Trying to understand the logical mechanism of the narrative thread of the short film ‘Utopia‘ may be the biggest disaster you can do to this extraordinary project. Because the artistic stake proposed by director Aimiende Negbenebor Sela goes beyond the conventional parameters of most psychological films, being inspired by the apparent aesthetic disorder of the fictional universes created by David Lynch, by the emotional turmoil and the space paradoxes of a movie like ‘Shutter Island’ by Martin Scorsese or by the identity ambiguity similar to an involuntary de-corporealization like in Marina de Van’s ‘Ne te retourne pas’. Not by accident, the director seems to play with the viewer’s expectations starting with the title of this intense experiment, providing a complex bi-spatial and bi-temporal action that rather adopts the exigencies of fantastic literature where dream and reality acquire such a consistent coherence that it is impossible to discern the boundary between these two complementary worlds. The “utopia” proposed by Aimiende Negbenebor Sela doesn’t suggest a perfect, paradisiacal universe, referring, in fact, to the primary meaning of this term, to its etymology, designating that “no land”, meaning the impossibility of the characters to discern the concrete boundaries of the world they belong to. So, the question “is it real or not?” or “who dreams who?” remains unanswered even after the end of the movie.

 

Angel wakes up in her apartment in L.A., preparing for a trip home, where she will confess her love to Lillian, with whom she has a harmonious relationship for some time. But as Angel prepares for her departure, the reality around her is getting altered, and one of the dreams obsessing her sleep becomes more and more real. The image of a burning exotic landscape seems to overwhelm her perception until the protagonist wakes up in a hospital bed in Uganda where she had been in a coma for seven weeks.

 

What initially appeared to be a LGBT film promising an utopia, a harmonious space where the acceptance of the other is a daily normality, gradually turns into a psychosis that shakes the spectators’ emotions and expectations.

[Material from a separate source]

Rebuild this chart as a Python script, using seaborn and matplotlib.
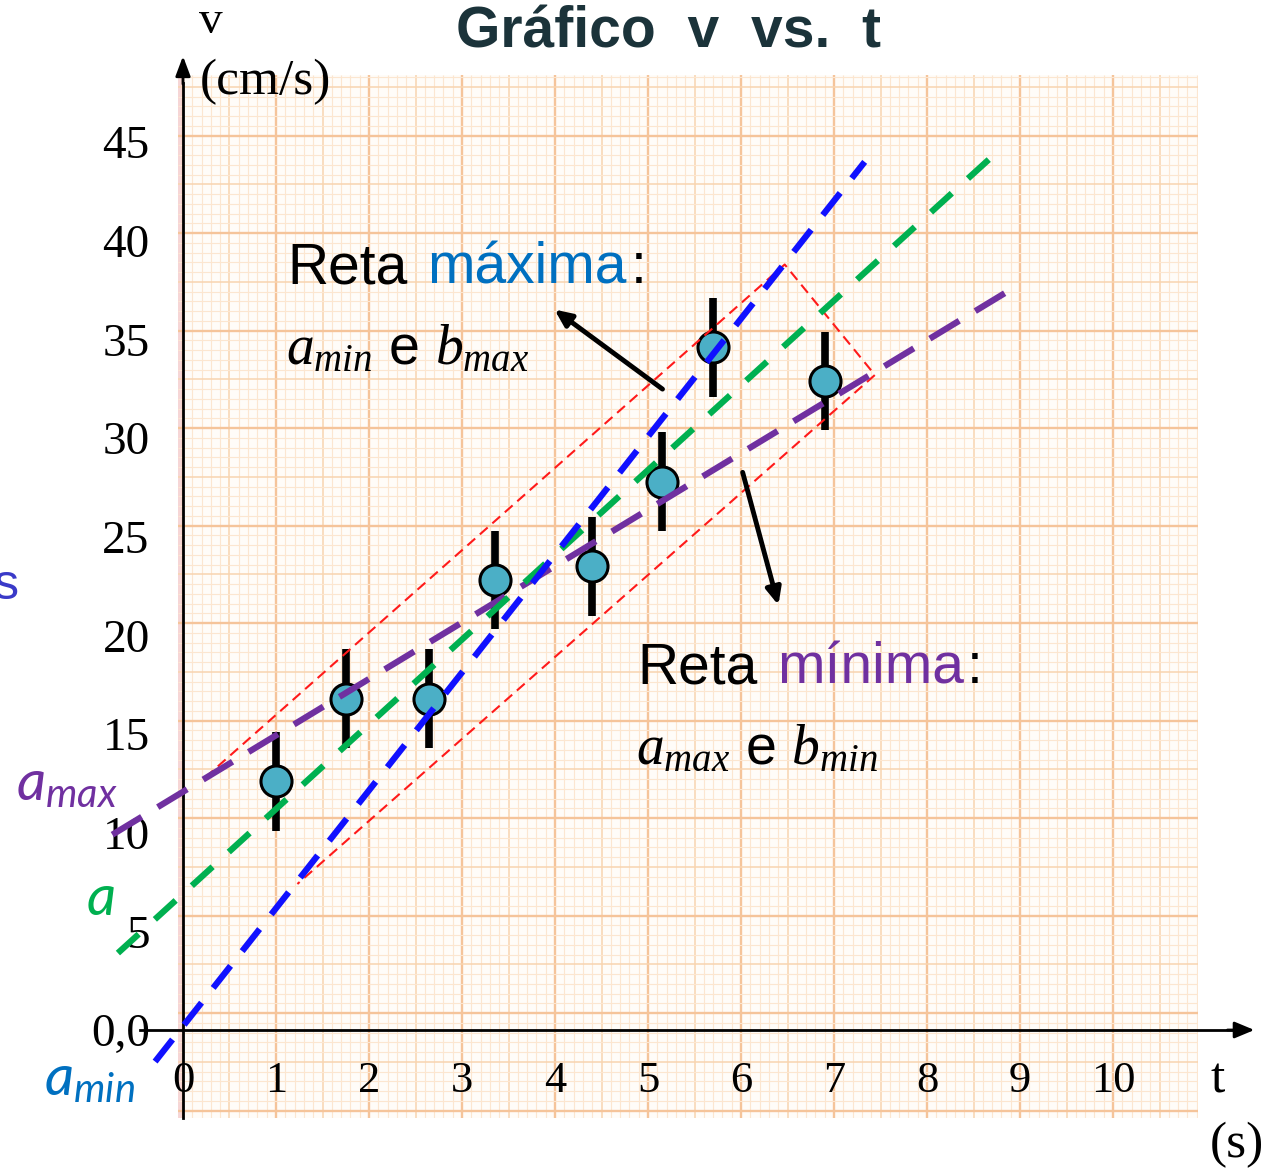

In fact, the technical strategies used by Aimiende Negbenebor Sela often take the subjective perspective or the blurred details that mimic the distorted perception of the main character, which allows an almost complete identification of the viewer with the protagonist. The violent colours of the almost impeccable image and the brutal sound effects support spontaneous space-time transitions, ensuring the interpenetration of reality with the dream into a homogeneous and non-conformist project that goes beyond the more or less cliché-like premises of a forbidden love story. Thus, ‘Utopia’ succeeds in adopting the requirements of an experimental project without addressing an elitist public, also depicting an emotional existential drama about the power of emotional attachment that goes beyond space, time, and sometimes even reality and dream.

 

For the epic nonconformism with which it shatters the spectators’ expectations, but also for the professionalism with which the director creates a homogeneous cinematic composition, uniting the brutal image and sound into an intense sensory experience, ‘Utopia’ was awarded with the Film of the Month distinction in the June 2018 edition of TMFF.